紫紺に染まる中に積雲が立ち上がる山頂からの眺めも魅力的だが、早々幕営地の肩の小屋に下降し幕を張る。


[6:00]起床撤収[7:00]発。今日も気持ちのよい快晴だ。中央稜のわずかな希望もあったが、そのまま下山。白根御池小屋まで1時間。小屋に着けば、まさにそのタイミングで見慣れたオヤジがこっちを向いた。関さんか? が、いるはずがない場所なので暫し見つめ合った後、お互いを認識できて20分ほど歓談へ。関さん達は金曜入りアタック形式で昨日4尾根を登ったとの事。講習会Pより先行したお陰で快適だったそうだ。更に1時間で広河原へ。到着早々タクシーの勧誘で休むまもなく芦安へ向った。


** 今回も寝不足で。 ...、みんなに迷惑掛けてしまった。 **
** 朝飯はちゃんと食いましょう! **




■■■ 9/4日 ■■■



■■■ 9/4日 ■■■

新しくなったアルペンプラザ
ここも若いカラフルな登山者が目立ちます。

大樺沢二俣手前から北岳が見え始める。
今日も暑い!

大樺沢二俣

バットレス沢出合の大岩
Bガリーへは大岩左(右岸)の踏み跡を辿ります。
一般者が入らないように「×」マークあり。

左から、Dガリー奥壁 / ピラミッドフェース / 第4尾根/ Cガリー / 中央稜 / 第2尾根 / Bガリー大滝
知ってる人が見ればよく判るのだが...(笑

Cガリー上部
雪渓の先はDガリー大滝と第5尾根支稜

狭い尾根上でバテバテの身体を休めるために昼寝に突入。ウトウトした瞬間にグラっとして嫌な汗をかいた(汗

Bガリー大滝
影になった大滝基部に多数の先行者がいるのです。

昼寝の合間にAガリーを何気なく見たら、
あまりにも素敵だったので一枚。

ようやく3B隊の出撃(笑

Bガリー大滝 1P目
Cガリーへのトラバースもあるので登山靴のままで登ります。
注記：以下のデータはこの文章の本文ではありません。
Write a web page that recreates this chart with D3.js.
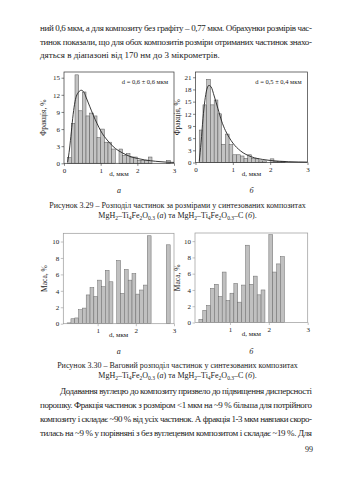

浮石が多数ありますが注意すれば落石しません。

Bガリー大滝 2P目
登山靴だと踏み替えがムズいので、
数歩先まで足場を考えないとダメですよ(汗

第二尾根を跨いだ地点から見る、Cガリーと第四尾根


第2尾根から僅かでCガリーに降り立つ。
このまま左に行けば4尾根下部のリッジに向える(たぶん

ヒドンスラブ(W級)といわれるスラブだが、
左上して稜に乗り上げれば難儀する事はない。

四尾根取付きテラスから見下ろす、
スラブを登った後のルンゼトラバース路。

鈴なりの1-2ピッチ。この各ピッチでも「ラクっ」コールが頻発!
どのトポ読んでも四尾根で岩が脆いなんて書いてないし、どうすればそんなに落石させられるのだろうと不思議に思う。

1P目
クラックだと勇んで出た3Bだが、
あっけなく終わってしまったらしい(笑

クラック上部から見る取付きテラス


2P目
問題なし。

3P目
ここも問題なし。

白い岩のクラックといわれる、
傾斜の緩やかな浅いクラック。

3P目終了点の第1コル
この先再び大渋滞。ガスが掛かりかなり寒い。

3P目をフォローするかわまさ氏

4P目
さらに問題なし。

ガスが掛かり風も出てきた。
渋滞がなかったらサイコーに快適な4尾根になった事だろう(涙

この先が第2コル

5P目
果敢にトライするやまちゃん。
直登するとX級じゃ足りない気がするが、
右のカンテを取ればW級+程度か。

直壁上部から見下ろす第2コル

3Bパーティー、
懸垂の準備中

かわまさ氏、5P目をフォロー中

懸垂途中から見た6P目

6P目

ガスがなければ絵になるポイントなのだけど(涙

7P目

枯木テラスからの一枚。
ここも同じくガスの中。

枯木テラスから城塞のリッジに乗り上げて、

岩の裂け目を越える。
8P目
緩傾斜帯から這松沿いを進めば終了点へ

四尾根終了点


北岳山頂


■■■ 9/5日 ■■■


■■■ 9/5日 ■■■


朝日が当たる時間にテントにいるなんて、
至福の一時だね。
御池小屋に到着すると見慣れたオヤジが。